We settled into our cabin and after a few minutes the same porter (Sakena, we later learned) came by and informed us we were in the wrong one, we moved the correct cabin and Sakena hung out a bit and talked with us, she had a very, very small bit of English plus what common Farsi/Azeri words her and Samira could figure out and we got by, she asked if I was Samira’s husband and if I thought Samira was beautiful and informed me that it was time to have babies and that I only have 9 good years left before I am old.
I’m pretty sure Sakena called me “weird” while teasing me but Samira thinks no.
Around 6am Sakena knocked on our door to inform us that it was time to “stand up” for Azerbaijan border control. So very tired but we got dressed and moving a bit, around 20 minutes later Azeri border guards and dogs came on board and started interviewing and checking visas and luggage. The border guards decided that two men from Pakistan did not have the correct visas and started telling them they would have to leave the train. I can’t imagine being left behind in the middle of nowhere on the Azeri/Georgian border at 6am.
Other passengers started jumping in to try and help, with translations between Russian and English and Azeri and Pakistani all flying back and forth, Samira used my internet connection and her phone to find information online showing that the Pakistani men were correct about their visas, I gave her phone to the men to show to the border guards and various phone and radio calls were made.
In the end it wasn’t enough, the men were removed from the train and the mood onboard with the border guards got decidedly more serious with them barking orders and seeming to have lost patience with us all. The guards asked for Samira and took her to one of the cabins for her interview, Sakena came and got me and said “Go, stay close to Samira now”, it was an amazingly sweet and caring gesture, I parked myself outside the interview cabin and listened to see that everything was going ok. Samira’s interview went fine other than some questions about why I had a Russian visa but Samira did not, and why she had come from Iran but I had no Iranian stamp.
Sakena came by again after to check on us and to let us know about the upcoming Georgian border crossing. I think I love Sakena, I doubt any other car in this train has someone as sweet as her working on it.

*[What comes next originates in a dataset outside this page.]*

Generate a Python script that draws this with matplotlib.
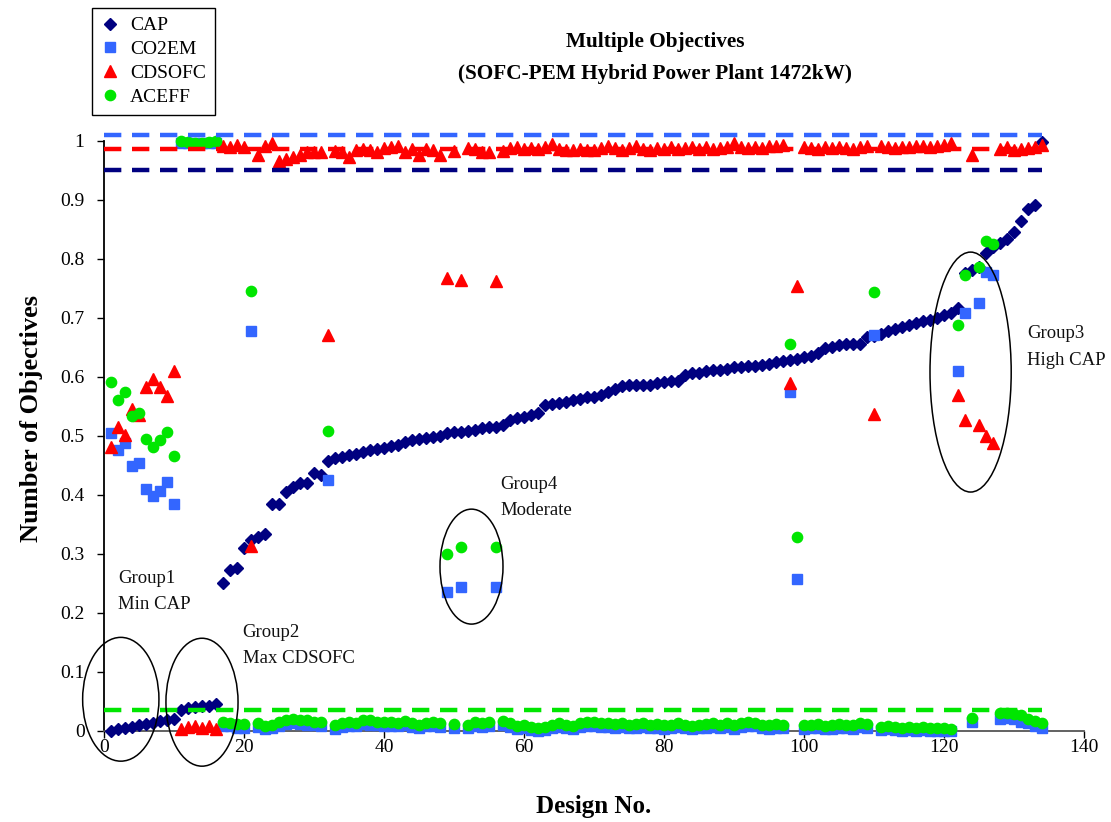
import matplotlib
matplotlib.use("Agg")
import matplotlib.pyplot as plt
from matplotlib.patches import Ellipse

# ---------------- data ----------------
design = list(range(1, 135))

cap = [
    0.000, 0.002, 0.004, 0.006, 0.009, 0.011, 0.013, 0.016, 0.017, 0.019,
    0.035, 0.038, 0.040, 0.041, 0.042, 0.045, 0.250, 0.272, 0.275, 0.309,
    0.323, 0.329, 0.333, 0.385, 0.385, 0.405, 0.413, 0.419, 0.420, 0.437,
    0.434, 0.458, 0.462, 0.464, 0.467, 0.469, 0.472, 0.475, 0.478, 0.480,
    0.483, 0.485, 0.490, 0.492, 0.494, 0.496, 0.498, 0.500, 0.504, 0.506,
    0.507, 0.508, 0.510, 0.513, 0.514, 0.515, 0.518, 0.527, 0.530, 0.532,
    0.535, 0.538, 0.552, 0.554, 0.555, 0.558, 0.561, 0.562, 0.565, 0.566,
    0.569, 0.575, 0.579, 0.584, 0.586, 0.586, 0.586, 0.586, 0.589, 0.592,
    0.593, 0.593, 0.603, 0.606, 0.607, 0.609, 0.611, 0.612, 0.614, 0.616,
    0.617, 0.618, 0.619, 0.620, 0.622, 0.625, 0.627, 0.629, 0.631, 0.633,
    0.636, 0.640, 0.648, 0.651, 0.654, 0.655, 0.655, 0.655, 0.667, 0.669,
    0.673, 0.677, 0.681, 0.685, 0.688, 0.691, 0.694, 0.697, 0.700, 0.704,
    0.709, 0.717, 0.776, 0.781, 0.786, 0.810, 0.820, 0.827, 0.833, 0.845,
    0.865, 0.884, 0.892, 0.998]

co2em = [
    0.505, 0.476, 0.488, 0.449, 0.454, 0.409, 0.398, 0.407, 0.422, 0.384,
    0.997, 0.997, 0.996, 0.996, 0.997, 0.997, 0.008, 0.007, 0.005, 0.005,
    0.678, 0.006, 0.002, 0.004, 0.008, 0.011, 0.012, 0.011, 0.010, 0.009,
    0.008, 0.425, 0.003, 0.006, 0.008, 0.007, 0.011, 0.010, 0.009, 0.008,
    0.007, 0.007, 0.009, 0.006, 0.004, 0.007, 0.008, 0.006, 0.235, 0.005,
    0.243, 0.004, 0.007, 0.006, 0.008, 0.243, 0.009, 0.006, 0.003, 0.004,
    0.001, 0.000, 0.001, 0.004, 0.006, 0.004, 0.003, 0.006, 0.008, 0.007,
    0.006, 0.006, 0.005, 0.006, 0.004, 0.005, 0.006, 0.004, 0.005, 0.003,
    0.004, 0.006, 0.004, 0.002, 0.004, 0.005, 0.006, 0.004, 0.006, 0.003,
    0.006, 0.008, 0.007, 0.004, 0.003, 0.005, 0.004, 0.575, 0.257, 0.003,
    0.004, 0.005, 0.002, 0.003, 0.005, 0.004, 0.003, 0.006, 0.005, 0.671,
    0.001, 0.002, 0.001, 0.000, 0.001, 0.000, 0.001, 0.000, 0.000, 0.000,
    0.000, 0.609, 0.709, 0.014, 0.725, 0.778, 0.773, 0.020, 0.022, 0.020,
    0.015, 0.012, 0.008, 0.004]

cdsofc = [
    0.481, 0.515, 0.501, 0.545, 0.535, 0.582, 0.596, 0.582, 0.567, 0.609,
    0.002, 0.006, 0.008, 0.004, 0.007, 0.002, 0.991, 0.990, 0.993, 0.990,
    0.313, 0.977, 0.992, 0.996, 0.966, 0.969, 0.972, 0.977, 0.982, 0.981,
    0.982, 0.671, 0.983, 0.981, 0.972, 0.985, 0.987, 0.985, 0.982, 0.988,
    0.989, 0.992, 0.982, 0.987, 0.977, 0.987, 0.985, 0.977, 0.768, 0.983,
    0.765, 0.988, 0.987, 0.981, 0.982, 0.762, 0.983, 0.988, 0.989, 0.987,
    0.988, 0.987, 0.989, 0.995, 0.987, 0.985, 0.985, 0.987, 0.985, 0.985,
    0.988, 0.991, 0.988, 0.985, 0.988, 0.991, 0.987, 0.985, 0.988, 0.987,
    0.989, 0.987, 0.988, 0.989, 0.987, 0.989, 0.987, 0.988, 0.989, 0.996,
    0.989, 0.988, 0.989, 0.988, 0.991, 0.992, 0.993, 0.589, 0.754, 0.989,
    0.988, 0.987, 0.989, 0.988, 0.990, 0.988, 0.987, 0.989, 0.991, 0.537,
    0.991, 0.989, 0.988, 0.990, 0.989, 0.991, 0.992, 0.990, 0.991, 0.993,
    0.996, 0.569, 0.527, 0.977, 0.518, 0.500, 0.487, 0.987, 0.989, 0.985,
    0.987, 0.988, 0.989, 0.993]

aceff = [
    0.591, 0.561, 0.575, 0.534, 0.538, 0.494, 0.481, 0.492, 0.507, 0.466,
    1.000, 0.999, 0.997, 0.997, 0.999, 1.000, 0.015, 0.013, 0.011, 0.011,
    0.746, 0.012, 0.007, 0.010, 0.015, 0.018, 0.019, 0.018, 0.017, 0.015,
    0.015, 0.508, 0.009, 0.012, 0.015, 0.013, 0.018, 0.017, 0.015, 0.014,
    0.014, 0.013, 0.016, 0.012, 0.010, 0.013, 0.015, 0.012, 0.299, 0.011,
    0.312, 0.010, 0.014, 0.012, 0.015, 0.312, 0.016, 0.012, 0.008, 0.010,
    0.006, 0.004, 0.006, 0.010, 0.013, 0.010, 0.008, 0.012, 0.015, 0.014,
    0.012, 0.013, 0.011, 0.012, 0.010, 0.011, 0.012, 0.010, 0.011, 0.009,
    0.010, 0.012, 0.010, 0.008, 0.010, 0.011, 0.013, 0.010, 0.012, 0.009,
    0.012, 0.015, 0.013, 0.010, 0.009, 0.011, 0.010, 0.656, 0.328, 0.009,
    0.010, 0.011, 0.008, 0.009, 0.011, 0.010, 0.009, 0.012, 0.011, 0.743,
    0.006, 0.007, 0.006, 0.005, 0.006, 0.005, 0.006, 0.005, 0.004, 0.005,
    0.003, 0.688, 0.773, 0.022, 0.787, 0.831, 0.826, 0.030, 0.030, 0.028,
    0.026, 0.020, 0.016, 0.012]

series_names = ["CAP", "CO2EM", "CDSOFC", "ACEFF"]
ref_levels = [0.951, 1.010, 0.986, 0.035]   # dashed reference lines (CAP, CO2EM, CDSOFC, ACEFF)
ref_span = [0, 134]

x_ticks = [0, 20, 40, 60, 80, 100, 120, 140]
y_ticks = [0, 0.1, 0.2, 0.3, 0.4, 0.5, 0.6, 0.7, 0.8, 0.9, 1.0]
y_tick_labels = ["0", "0.1", "0.2", "0.3", "0.4", "0.5", "0.6", "0.7", "0.8", "0.9", "1"]

group_labels = ["Group1\nMin CAP", "Group2\nMax CDSOFC", "Group4\nModerate", "Group3\nHigh CAP"]
group_label_pos = [(2.0, 0.272), (19.8, 0.180), (56.6, 0.432), (131.9, 0.687)]
group_ellipses = [(2.4, 0.053, 10.9, 0.21), (14.0, 0.048, 10.3, 0.217),
                  (52.5, 0.278, 9.0, 0.195), (123.8, 0.608, 11.6, 0.407)]

assert len(cap) == len(co2em) == len(cdsofc) == len(aceff) == len(design) == 134

# ---------------- style ----------------
SERIF = ["Liberation Serif", "DejaVu Serif"]
plt.rcParams["font.family"] = SERIF
NAVY = "#000080"
BLUE = "#3366FF"
RED = "#FF0000"
GREEN = "#00E600"

fig = plt.figure(figsize=(11.11, 8.22), dpi=100)
ax = fig.add_axes([0.0936, 0.1113, 0.8821, 0.7172])

h_cap, = ax.plot(design, cap, linestyle="none", marker="D", ms=6.2, color=NAVY,
                 mec=NAVY, clip_on=False, zorder=3, label="CAP")
h_co2, = ax.plot(design, co2em, linestyle="none", marker="s", ms=6.8, color=BLUE,
                 mec=BLUE, clip_on=False, zorder=3, label="CO2EM")
h_cds, = ax.plot(design, cdsofc, linestyle="none", marker="^", ms=8.0, color=RED,
                 mec=RED, clip_on=False, zorder=3, label="CDSOFC")
h_ace, = ax.plot(design, aceff, linestyle="none", marker="o", ms=7.4, color=GREEN,
                 mec=GREEN, clip_on=False, zorder=3, label="ACEFF")

for lvl, col in zip(ref_levels, [NAVY, BLUE, RED, GREEN]):
    ax.plot(ref_span, [lvl, lvl], color=col, lw=3.2, linestyle=(0, (3.9, 2.4)),
            clip_on=False, zorder=4, solid_capstyle="butt", dash_capstyle="butt")

for (cx, cy, w, h) in group_ellipses:
    e = Ellipse((cx, cy), w, h, fill=False, edgecolor="black", lw=1.1,
                clip_on=False, zorder=5)
    ax.add_patch(e)

for txt, (tx, ty) in zip(group_labels, group_label_pos):
    ax.text(tx, ty, txt, fontsize=13.5, va="top", ha="left", linespacing=1.7,
            color="#111111")

ax.set_xlim(0, 140)
ax.set_ylim(0, 1)
ax.set_xticks(x_ticks)
ax.set_yticks(y_ticks)
ax.set_yticklabels(y_tick_labels)
ax.tick_params(axis="both", direction="out", length=5, width=1, labelsize=14,
               colors="black")
ax.tick_params(axis="y", pad=9)
ax.tick_params(axis="x", pad=1)
for side in ["top", "right"]:
    ax.spines[side].set_visible(False)
ax.spines["left"].set_color("black")
ax.spines["bottom"].set_color("#555555")
ax.spines["left"].set_linewidth(1.3)
ax.spines["bottom"].set_linewidth(1.3)

ax.set_xlabel("Design No.", fontsize=18, fontweight="bold", labelpad=28)
ax.set_ylabel("Number of Objectives", fontsize=19, fontweight="bold")
ax.yaxis.set_label_coords(-0.062, 0.53)

fig.text(0.5896, 0.949, "Multiple Objectives", ha="center", va="center",
         fontsize=15.3, fontweight="bold")
fig.text(0.5896, 0.910, "(SOFC-PEM Hybrid Power Plant 1472kW)", ha="center",
         va="center", fontsize=15.3, fontweight="bold")

leg = fig.legend(handles=[h_cap, h_co2, h_cds, h_ace], labels=series_names,
                 loc="upper left", bbox_to_anchor=(92 / 1111, 1 - 8 / 822),
                 borderaxespad=0, fancybox=False, framealpha=1, edgecolor="black",
                 fontsize=14, handlelength=0.9, handletextpad=0.6,
                 labelspacing=0.32, borderpad=0.45, markerscale=1.0)
leg.get_frame().set_linewidth(1.0)

fig.savefig("out.png", dpi=100, facecolor="white")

We wanted a photo with her but when our train pulled into Tbilisi Sakena was gone or sleeping already.
One thing I’ve learned from Beirut this past week is that trying to summarize all a visitor’s feelings, reactions and thoughts in one post would be dumb, so here I go.
I have never been in a place that felt so foreign and so familiar at the same time. Middle Eastern but so European, Arab but strongly French, Christian and Muslim in equal parts. Everything confuses me but also seems explainable with a little digging.
The amazing things… the food (outstanding, not a bad meal anywhere), the coffee (amazing 3rd wave high end), the art, the softness of the people, the endless style, the nightlife (best ever anywhere)… the maintaining of eye contact (man or woman) and the desire to be playful with the result of that sustained eye contact.
Seeing the way men pay attention to a woman, to Samira, very hard to explain but so natural, easy, appreciative (there is a flip-side to this as well, an occasionally startling difference in how Samira is treated versus how I am treated, in a bar, restaurant, coffee shop…. if a male employee is talking to an attractive female customer there is no point in even waiting around if you are a male customer, you do not exist)
The frustrations… the traffic (because of corruption), the lack of pubic transit (because of corruption), the painfully slow and spotty internet (because of corruption), the rolling power blackouts (because of corruption)… in ALL of these cases there is the means and the money to easily fix the issues but keeping them mostly broken is more profitable for those in power and there seems to be almost no interest in the public good.
Of the frustrations that are easily experienced by a tourist the only one that really impacts a visit is the traffic, the rest is easy enough to ignore, deal with, or find charming, locals definately seem to find a certain charm in the city’s deficiencies, a power cut in a hoping bar at night will invariably be met with cheers and laughs or varying levels of silliness and cynicism.
I have been doing alright at posting everyday up until now, not as much as I had wanted but more than I expected. For the rest of the trip, however, things might be more spotty as I tend to be not great at posting once a buddy joins my travels.